Here’s an example configuration for a Kafka JDBC Source Connector optimized for performance:

{
  "name": "jdbc-source-connector",
  "connector.class": "io.confluent.connect.jdbc.JdbcSourceConnector",
  "tasks.max": "10",
  "connection.url": "jdbc:postgresql://localhost:5432/mydb",
  "connection.user": "myuser",
  "connection.password": "mypassword",
  "mode": "timestamp+incrementing",
  "timestamp.column.name": "last_modified",
  "incrementing.column.name": "id",
  "poll.interval.ms": "50000",
  "batch.max.rows": "50000",
  "topic.prefix": "jdbc_",
  "table.whitelist": "my_table",
  "connection.pool.size": "10",
  "errors.tolerance": "all",
  "errors.log.enable": "true",
  "errors.deadletterqueue.topic.name": "dlq_topic",
  "logging.level": "DEBUG",
  "producer.override.acks": "all",
  "producer.override.retries": "10"
  "producer.override.batch.size": "100000",
  "producer.override.max.request.size":"3000000",
  "producer.override.linger.ms": "100",
  "producer.override.compression.type": "lz4"
}

Monitoring and Scaling

To effectively tune and maintain performance, continuous monitoring is essential. Use tools like Kafka Connect’s REST API to monitor task statuses, throughput, and connector metrics. Scaling strategies may include:

Horizontal Scaling: Increase the number of connectors and tasks to distribute the load.
Vertical Scaling: Upgrade the underlying hardware or increase resources allocated to Kafka Connect.

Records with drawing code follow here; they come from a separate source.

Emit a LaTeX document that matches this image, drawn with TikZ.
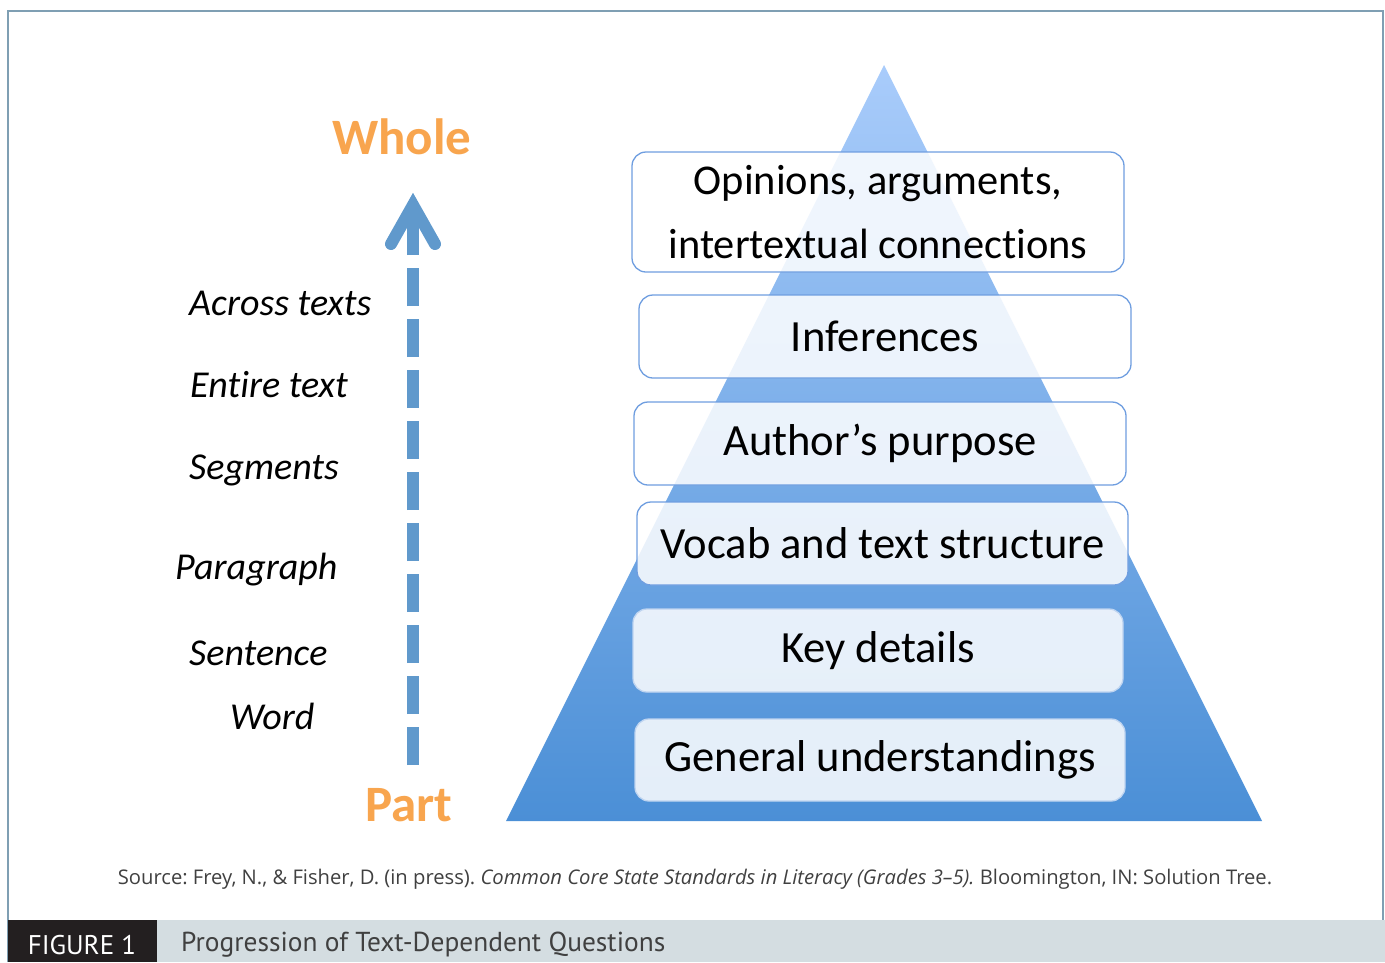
\documentclass[tikz,border=0pt]{standalone}
\usepackage{fontspec}
\setmainfont{Carlito}[Ligatures=NoCommon]
\newfontfamily\srcfont{Open Sans}
\newfontfamily\barfont{PT Sans}
\usepackage{tikz}
\usetikzlibrary{arrows.meta}
\definecolor{frameline}{RGB}{127,159,179}
\definecolor{barfill}{RGB}{212,221,225}
\definecolor{barblack}{RGB}{35,31,32}
\definecolor{pyrtop}{RGB}{169,204,251}
\definecolor{pyrbot}{RGB}{75,143,214}
\definecolor{tierline}{RGB}{111,158,224}
\definecolor{tierfaint}{RGB}{190,212,240}
\definecolor{wholeorange}{RGB}{248,165,78}
\definecolor{arrowblue}{RGB}{96,153,204}
\definecolor{srcgray}{RGB}{64,64,64}
\tikzset{%
    tier/.style={%
        draw=tierline, line width=1.3pt, rounded corners=14pt,
        fill=white, fill opacity=0.85, text opacity=1,
        minimum width=492pt, minimum height=83pt, inner sep=0pt,
        align=center, font=\fontsize{44.6}{64}\selectfont
    },
    level/.style={%
        anchor=west, inner sep=0pt, text height=0.75em, text depth=0.25em,
        font=\fontsize{38}{42}\selectfont\itshape
    },
    ends/.style={%
        text=wholeorange, inner sep=0pt,
        font=\fontsize{51}{56}\selectfont\bfseries
    },
    shaft/.style={draw=arrowblue, line width=12pt}
}

\begin{document}
\frenchspacing
\begin{tikzpicture}[x=1pt,y=-1pt]
\useasboundingbox (0,0) rectangle (1385,962);
% frame and caption bar
\draw[frameline, line width=2pt] (8,962) -- (8,11) -- (1383,11) -- (1383,920);
\fill[barfill] (8,920) rectangle (1385,962);
\fill[barblack] (8,920) rectangle (157,962);
\node[text=white, font=\barfont\fontsize{27}{30}\selectfont] (fig) at (82,945) {FIGURE 1};
\node[anchor=west, inner sep=0pt, text=srcgray, font=\barfont\fontsize{27.4}{30}\selectfont] (title) at (181,945) {Progression of Text-Dependent Questions};
% the pyramid
\shade[top color=pyrtop, bottom color=pyrbot] (884,65) -- (1262,821) -- (506,821) -- cycle;
\node[tier, minimum height=120pt, font=\fontsize{42.4}{64}\selectfont] (t1) at (878,212) {Opinions, arguments,\\intertextual connections};
\node[tier] (t2) at (885,336.5) {Inferences};
\node[tier] (t3) at (880,443.5) {Author’s purpose};
\node[tier, minimum width=491pt] (t4) at (882.5,543.5) {Vocab and text structure};
\node[tier, draw=tierfaint, minimum width=490pt] (t5) at (878,650.5) {Key details};
\node[tier, draw=tierfaint, minimum width=490pt, minimum height=82pt] (t6) at (880,760) {General understandings};
% part to whole
\node[ends] (whole) at (402,137) {Whole};
\node[ends] (part) at (409,805) {Part};
\coordinate (arrbot) at (413,765);
\coordinate (arrmid) at (413,268);
\coordinate (arrneck) at (413,255);
\coordinate (arrtip) at (413,205);
\draw[shaft, dash pattern=on 38pt off 13pt] (arrbot) -- (arrmid);
\draw[shaft] (arrneck) -- (arrtip);
\draw[shaft, line cap=round, miter limit=10] (391,244) -- (arrtip) -- (435,244);
\node[level] (l1) at (189,313) {Across texts};
\node[level] (l2) at (190,395) {Entire text};
\node[level] (l3) at (189,477) {Segments};
\node[level] (l4) at (175,577) {Paragraph};
\node[level] (l5) at (189,663) {Sentence};
\node[level] (l6) at (230,727) {Word};
% source line
\node[text=srcgray, font=\srcfont\fontsize{20.2}{23}\selectfont] (src) at (695,879) {Source: Frey, N., \& Fisher, D. (in press). \textit{Common Core State Standards in Literacy (Grades 3–5).} Bloomington, IN: Solution Tree.};
\end{tikzpicture}
\end{document}
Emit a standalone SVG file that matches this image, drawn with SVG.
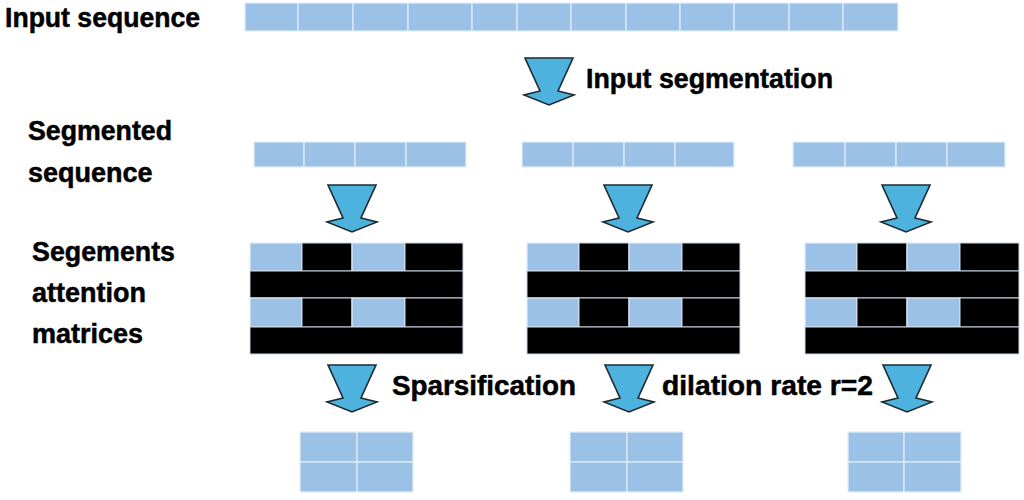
<svg xmlns="http://www.w3.org/2000/svg" xmlns:xlink="http://www.w3.org/1999/xlink" width="1024" height="500" viewBox="0 0 1024 500">
<style>
.lbl{font-family:"Liberation Sans",Arial,sans-serif;font-weight:bold;font-size:27px;fill:#000;stroke:#000;stroke-width:0.5}
.b{fill:#9BC2E6;stroke:#E3EDF8;stroke-width:1.2}
.k{fill:#000;stroke:#C8D6E4;stroke-width:1}
.arr{fill:#4DB3DE;stroke:#1E2A30;stroke-width:1.6;stroke-linejoin:miter}
</style>
<defs>
<path id="ar" d="M-24,0 L24,0 L9,33 L25,37 L0,47 L-25,37 L-9,33 Z"/>
</defs>
<rect width="1024" height="500" fill="#fff"/>

<g id="labels">
<text class="lbl" x="5" y="27" textLength="195" lengthAdjust="spacingAndGlyphs">Input sequence</text>
<text class="lbl" x="586" y="88" textLength="247" lengthAdjust="spacingAndGlyphs">Input segmentation</text>
<text class="lbl" x="28" y="140" textLength="144" lengthAdjust="spacingAndGlyphs">Segmented</text>
<text class="lbl" x="28" y="182">sequence</text>
<text class="lbl" x="32" y="261" textLength="143" lengthAdjust="spacingAndGlyphs">Segements</text>
<text class="lbl" x="32" y="302">attention</text>
<text class="lbl" x="32" y="343">matrices</text>
<text class="lbl" x="392" y="395" textLength="184" lengthAdjust="spacingAndGlyphs">Sparsification</text>
<text class="lbl" x="662" y="395" textLength="211" lengthAdjust="spacingAndGlyphs">dilation rate r=2</text>
</g>

<g id="input-sequence">
<rect class="b" x="245" y="3" width="53" height="28"/>
<rect class="b" x="298" y="3" width="55" height="28"/>
<rect class="b" x="353" y="3" width="55" height="28"/>
<rect class="b" x="408" y="3" width="64" height="28"/>
<rect class="b" x="472" y="3" width="45" height="28"/>
<rect class="b" x="517" y="3" width="54" height="28"/>
<rect class="b" x="571" y="3" width="55" height="28"/>
<rect class="b" x="626" y="3" width="54" height="28"/>
<rect class="b" x="680" y="3" width="54" height="28"/>
<rect class="b" x="734" y="3" width="55" height="28"/>
<rect class="b" x="789" y="3" width="54" height="28"/>
<rect class="b" x="843" y="3" width="55" height="28"/>
</g>

<g id="segment-1">
<rect class="b" x="254" y="142" width="50" height="25"/>
<rect class="b" x="304" y="142" width="51" height="25"/>
<rect class="b" x="355" y="142" width="51" height="25"/>
<rect class="b" x="406" y="142" width="60" height="25"/>
</g>
<g id="segment-2">
<rect class="b" x="522" y="142" width="51" height="25"/>
<rect class="b" x="573" y="142" width="51" height="25"/>
<rect class="b" x="624" y="142" width="51" height="25"/>
<rect class="b" x="675" y="142" width="59" height="25"/>
</g>
<g id="segment-3">
<rect class="b" x="793" y="142" width="52" height="25"/>
<rect class="b" x="845" y="142" width="51" height="25"/>
<rect class="b" x="896" y="142" width="51" height="25"/>
<rect class="b" x="947" y="142" width="58" height="25"/>
</g>

<g id="matrix-1">
<rect class="b" x="250" y="243" width="52" height="28"/>
<rect class="k" x="302" y="243" width="50" height="28"/>
<rect class="b" x="352" y="243" width="53" height="28"/>
<rect class="k" x="405" y="243" width="58" height="28"/>
<rect class="k" x="250" y="271" width="213" height="27"/>
<rect class="b" x="250" y="298" width="52" height="29"/>
<rect class="k" x="302" y="298" width="50" height="29"/>
<rect class="b" x="352" y="298" width="53" height="29"/>
<rect class="k" x="405" y="298" width="58" height="29"/>
<rect class="k" x="250" y="327" width="213" height="27"/>
</g>
<g id="matrix-2">
<rect class="b" x="527" y="243" width="52" height="28"/>
<rect class="k" x="579" y="243" width="50" height="28"/>
<rect class="b" x="629" y="243" width="53" height="28"/>
<rect class="k" x="682" y="243" width="58" height="28"/>
<rect class="k" x="527" y="271" width="213" height="27"/>
<rect class="b" x="527" y="298" width="52" height="29"/>
<rect class="k" x="579" y="298" width="50" height="29"/>
<rect class="b" x="629" y="298" width="53" height="29"/>
<rect class="k" x="682" y="298" width="58" height="29"/>
<rect class="k" x="527" y="327" width="213" height="27"/>
</g>
<g id="matrix-3">
<rect class="b" x="805" y="243" width="52" height="28"/>
<rect class="k" x="857" y="243" width="50" height="28"/>
<rect class="b" x="907" y="243" width="53" height="28"/>
<rect class="k" x="960" y="243" width="59" height="28"/>
<rect class="k" x="805" y="271" width="214" height="27"/>
<rect class="b" x="805" y="298" width="52" height="29"/>
<rect class="k" x="857" y="298" width="50" height="29"/>
<rect class="b" x="907" y="298" width="53" height="29"/>
<rect class="k" x="960" y="298" width="59" height="29"/>
<rect class="k" x="805" y="327" width="214" height="27"/>
</g>

<g id="sparse-1">
<rect class="b" x="300" y="432" width="57" height="30"/>
<rect class="b" x="357" y="432" width="56" height="30"/>
<rect class="b" x="300" y="462" width="57" height="30"/>
<rect class="b" x="357" y="462" width="56" height="30"/>
</g>
<g id="sparse-2">
<rect class="b" x="570" y="432" width="57" height="30"/>
<rect class="b" x="627" y="432" width="56" height="30"/>
<rect class="b" x="570" y="462" width="57" height="30"/>
<rect class="b" x="627" y="462" width="56" height="30"/>
</g>
<g id="sparse-3">
<rect class="b" x="848" y="432" width="56" height="30"/>
<rect class="b" x="904" y="432" width="57" height="30"/>
<rect class="b" x="848" y="462" width="56" height="30"/>
<rect class="b" x="904" y="462" width="57" height="30"/>
</g>

<g id="connectors">
<use xlink:href="#ar" href="#ar" class="arr" transform="translate(549,58)"/>
<use xlink:href="#ar" href="#ar" class="arr" transform="translate(352,185)"/>
<use xlink:href="#ar" href="#ar" class="arr" transform="translate(628,185)"/>
<use xlink:href="#ar" href="#ar" class="arr" transform="translate(906,185)"/>
<use xlink:href="#ar" href="#ar" class="arr" transform="translate(352,365)"/>
<use xlink:href="#ar" href="#ar" class="arr" transform="translate(629,365)"/>
<use xlink:href="#ar" href="#ar" class="arr" transform="translate(907,365)"/>
</g>
</svg>
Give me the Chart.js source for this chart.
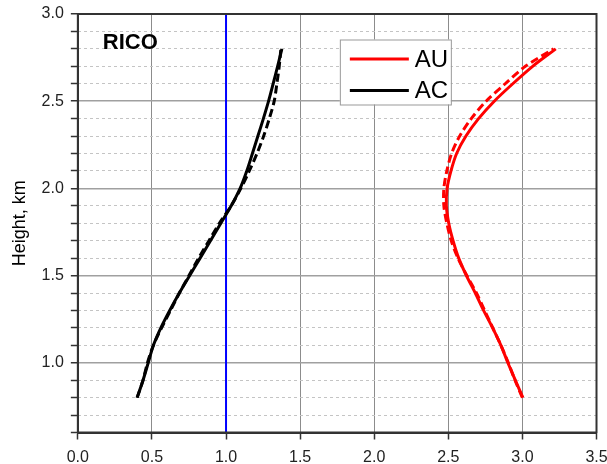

Tuning the Kafka JDBC Source Connector involves balancing the load on your database, the connector’s performance, and Kafka’s throughput capabilities. By carefully configuring parameters like the number of tasks, poll intervals, batch sizes, and mode, you can achieve optimal performance. Play around with the producer overrides and continuous monitoring and adjustments based on real-time metrics will help maintain an efficient data pipeline.